● **To do**: Going through the material below, please gather all lines with the word "matplotlib" in them.

● **Data provided**:
--------

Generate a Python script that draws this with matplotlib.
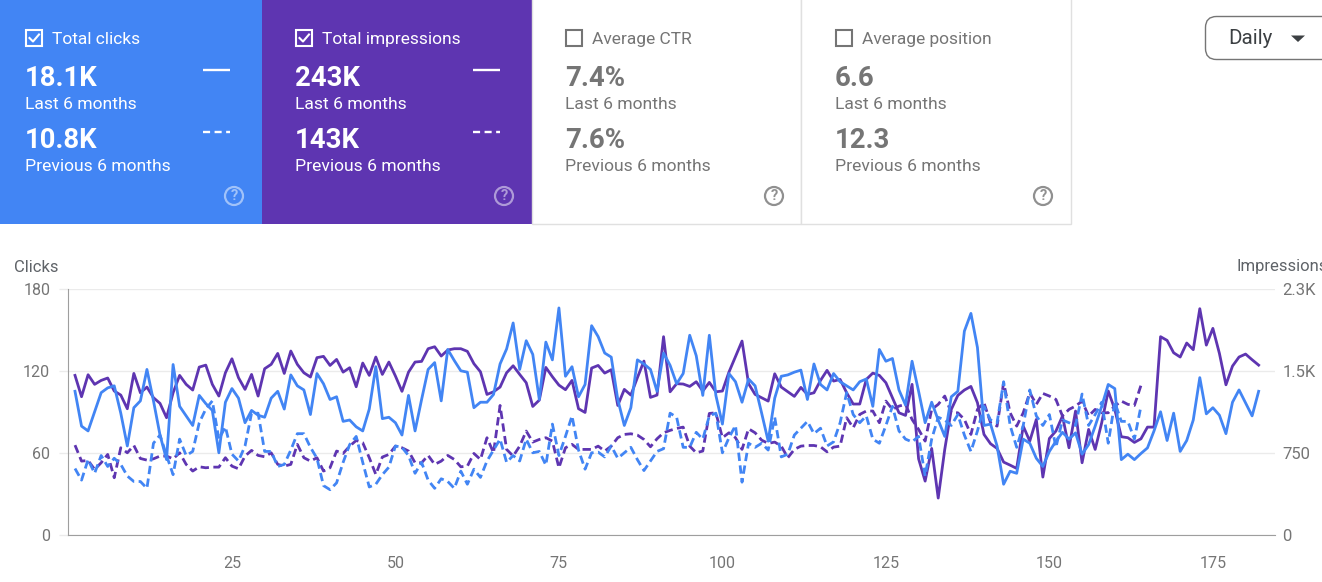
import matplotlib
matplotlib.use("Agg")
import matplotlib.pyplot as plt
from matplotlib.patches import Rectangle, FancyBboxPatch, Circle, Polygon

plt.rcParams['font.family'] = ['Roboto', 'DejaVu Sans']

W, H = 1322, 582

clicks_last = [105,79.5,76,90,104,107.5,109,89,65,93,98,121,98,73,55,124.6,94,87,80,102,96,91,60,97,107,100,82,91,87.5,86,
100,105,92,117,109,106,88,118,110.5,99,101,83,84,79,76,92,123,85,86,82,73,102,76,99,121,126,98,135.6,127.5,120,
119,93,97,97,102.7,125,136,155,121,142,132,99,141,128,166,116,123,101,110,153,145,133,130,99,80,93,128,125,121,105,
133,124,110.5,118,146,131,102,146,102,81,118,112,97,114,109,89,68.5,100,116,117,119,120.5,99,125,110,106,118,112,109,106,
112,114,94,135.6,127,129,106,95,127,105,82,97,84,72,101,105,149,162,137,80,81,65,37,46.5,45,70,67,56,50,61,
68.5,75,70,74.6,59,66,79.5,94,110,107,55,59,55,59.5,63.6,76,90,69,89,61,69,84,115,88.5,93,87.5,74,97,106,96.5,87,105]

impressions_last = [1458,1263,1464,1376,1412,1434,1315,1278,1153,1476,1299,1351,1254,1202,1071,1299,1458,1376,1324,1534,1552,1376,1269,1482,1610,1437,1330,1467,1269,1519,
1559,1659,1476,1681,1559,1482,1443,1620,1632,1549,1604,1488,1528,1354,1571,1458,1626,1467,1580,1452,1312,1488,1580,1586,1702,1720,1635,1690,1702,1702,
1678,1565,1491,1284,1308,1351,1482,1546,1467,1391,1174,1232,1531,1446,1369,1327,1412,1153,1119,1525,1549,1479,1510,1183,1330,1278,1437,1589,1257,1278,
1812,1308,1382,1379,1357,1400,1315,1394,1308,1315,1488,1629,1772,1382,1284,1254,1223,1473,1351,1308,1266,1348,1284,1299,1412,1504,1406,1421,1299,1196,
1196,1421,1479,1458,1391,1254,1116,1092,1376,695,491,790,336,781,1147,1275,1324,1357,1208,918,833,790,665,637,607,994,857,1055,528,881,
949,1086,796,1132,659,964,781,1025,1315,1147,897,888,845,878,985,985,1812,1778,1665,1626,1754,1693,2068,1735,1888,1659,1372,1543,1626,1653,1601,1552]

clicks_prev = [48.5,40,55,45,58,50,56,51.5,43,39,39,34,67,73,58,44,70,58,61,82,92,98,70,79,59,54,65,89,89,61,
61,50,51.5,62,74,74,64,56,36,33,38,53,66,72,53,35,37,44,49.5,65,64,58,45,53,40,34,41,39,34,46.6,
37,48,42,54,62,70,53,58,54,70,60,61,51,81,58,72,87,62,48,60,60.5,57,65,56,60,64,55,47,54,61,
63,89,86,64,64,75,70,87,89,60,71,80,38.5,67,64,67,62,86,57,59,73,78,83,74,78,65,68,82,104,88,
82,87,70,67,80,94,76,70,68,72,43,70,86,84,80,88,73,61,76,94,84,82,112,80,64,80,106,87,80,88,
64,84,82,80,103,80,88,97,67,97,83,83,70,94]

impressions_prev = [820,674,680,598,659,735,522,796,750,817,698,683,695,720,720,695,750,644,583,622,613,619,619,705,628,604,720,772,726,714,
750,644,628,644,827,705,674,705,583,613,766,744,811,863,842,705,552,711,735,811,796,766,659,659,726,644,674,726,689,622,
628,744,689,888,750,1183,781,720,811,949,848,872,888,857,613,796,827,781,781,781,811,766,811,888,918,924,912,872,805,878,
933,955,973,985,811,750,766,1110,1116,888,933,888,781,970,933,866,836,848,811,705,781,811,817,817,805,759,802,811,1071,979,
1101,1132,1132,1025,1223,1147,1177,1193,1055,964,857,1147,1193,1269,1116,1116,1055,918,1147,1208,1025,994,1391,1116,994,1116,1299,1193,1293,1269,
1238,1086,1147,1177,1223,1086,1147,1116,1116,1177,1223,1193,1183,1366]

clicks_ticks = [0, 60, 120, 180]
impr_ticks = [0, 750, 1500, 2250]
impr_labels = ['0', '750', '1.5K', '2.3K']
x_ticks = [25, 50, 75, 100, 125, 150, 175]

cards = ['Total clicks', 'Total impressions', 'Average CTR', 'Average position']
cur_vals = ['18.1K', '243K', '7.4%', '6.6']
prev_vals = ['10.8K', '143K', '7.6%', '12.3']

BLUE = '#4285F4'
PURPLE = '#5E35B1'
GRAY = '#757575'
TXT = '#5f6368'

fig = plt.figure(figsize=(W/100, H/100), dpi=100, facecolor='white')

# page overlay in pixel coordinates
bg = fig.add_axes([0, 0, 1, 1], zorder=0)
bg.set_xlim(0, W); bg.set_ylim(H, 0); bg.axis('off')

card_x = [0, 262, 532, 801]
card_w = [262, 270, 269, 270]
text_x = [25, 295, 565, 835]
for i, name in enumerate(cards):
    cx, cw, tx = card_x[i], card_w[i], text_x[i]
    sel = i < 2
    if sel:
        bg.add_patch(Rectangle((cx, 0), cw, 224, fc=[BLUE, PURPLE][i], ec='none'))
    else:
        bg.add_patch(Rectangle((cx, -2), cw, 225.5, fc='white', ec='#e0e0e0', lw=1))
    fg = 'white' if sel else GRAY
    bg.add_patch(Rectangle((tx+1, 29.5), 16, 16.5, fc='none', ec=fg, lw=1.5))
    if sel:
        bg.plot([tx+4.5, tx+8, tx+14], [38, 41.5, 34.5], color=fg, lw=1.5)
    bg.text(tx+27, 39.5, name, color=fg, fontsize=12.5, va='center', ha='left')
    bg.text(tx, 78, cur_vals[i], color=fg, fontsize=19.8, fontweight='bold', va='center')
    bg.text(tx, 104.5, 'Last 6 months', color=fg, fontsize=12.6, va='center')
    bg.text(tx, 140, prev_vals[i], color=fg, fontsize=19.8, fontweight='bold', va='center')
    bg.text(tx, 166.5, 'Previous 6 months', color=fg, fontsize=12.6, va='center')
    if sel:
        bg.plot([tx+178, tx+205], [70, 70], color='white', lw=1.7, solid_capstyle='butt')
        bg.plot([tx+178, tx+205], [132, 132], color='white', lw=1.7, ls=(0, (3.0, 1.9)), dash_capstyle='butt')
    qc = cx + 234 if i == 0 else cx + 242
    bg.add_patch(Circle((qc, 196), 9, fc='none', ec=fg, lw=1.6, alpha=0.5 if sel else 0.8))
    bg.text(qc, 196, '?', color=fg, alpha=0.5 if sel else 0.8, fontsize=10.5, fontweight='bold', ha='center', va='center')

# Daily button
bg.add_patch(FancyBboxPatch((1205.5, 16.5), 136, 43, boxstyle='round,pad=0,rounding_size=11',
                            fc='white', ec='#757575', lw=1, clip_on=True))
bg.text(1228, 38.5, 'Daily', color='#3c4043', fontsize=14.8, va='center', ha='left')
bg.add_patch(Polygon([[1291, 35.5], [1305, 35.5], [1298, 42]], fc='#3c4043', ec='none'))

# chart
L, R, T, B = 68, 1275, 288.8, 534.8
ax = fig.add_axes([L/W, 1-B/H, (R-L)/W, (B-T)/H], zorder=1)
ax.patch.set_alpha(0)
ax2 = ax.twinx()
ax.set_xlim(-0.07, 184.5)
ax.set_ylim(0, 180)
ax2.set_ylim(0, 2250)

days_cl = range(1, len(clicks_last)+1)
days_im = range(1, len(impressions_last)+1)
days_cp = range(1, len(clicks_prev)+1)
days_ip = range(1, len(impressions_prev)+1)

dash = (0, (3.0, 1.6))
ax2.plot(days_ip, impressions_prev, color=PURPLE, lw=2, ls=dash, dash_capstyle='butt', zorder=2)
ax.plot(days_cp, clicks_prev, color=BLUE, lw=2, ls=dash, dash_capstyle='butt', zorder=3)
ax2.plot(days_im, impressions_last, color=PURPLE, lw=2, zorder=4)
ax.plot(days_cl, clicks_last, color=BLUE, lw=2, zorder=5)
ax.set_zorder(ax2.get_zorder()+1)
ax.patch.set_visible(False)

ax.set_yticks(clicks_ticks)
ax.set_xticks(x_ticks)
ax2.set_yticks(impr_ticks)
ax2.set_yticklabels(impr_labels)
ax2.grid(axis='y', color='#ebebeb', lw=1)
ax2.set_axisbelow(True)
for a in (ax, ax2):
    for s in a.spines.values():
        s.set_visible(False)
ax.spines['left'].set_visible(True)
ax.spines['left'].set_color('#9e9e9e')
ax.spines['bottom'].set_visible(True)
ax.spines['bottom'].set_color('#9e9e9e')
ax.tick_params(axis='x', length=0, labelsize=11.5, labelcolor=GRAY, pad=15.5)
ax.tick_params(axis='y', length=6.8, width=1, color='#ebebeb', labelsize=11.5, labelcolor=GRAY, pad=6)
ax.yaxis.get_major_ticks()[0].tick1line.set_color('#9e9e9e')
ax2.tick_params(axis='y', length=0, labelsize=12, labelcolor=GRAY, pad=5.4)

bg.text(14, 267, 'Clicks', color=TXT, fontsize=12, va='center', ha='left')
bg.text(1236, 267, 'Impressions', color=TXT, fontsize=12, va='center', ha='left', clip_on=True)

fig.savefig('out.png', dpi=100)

--------

● **Task output**:
Generate a Python script that draws this with matplotlib.
import matplotlib
matplotlib.use("Agg")
import matplotlib.pyplot as plt
from matplotlib.patches import Rectangle, FancyBboxPatch, Circle, Polygon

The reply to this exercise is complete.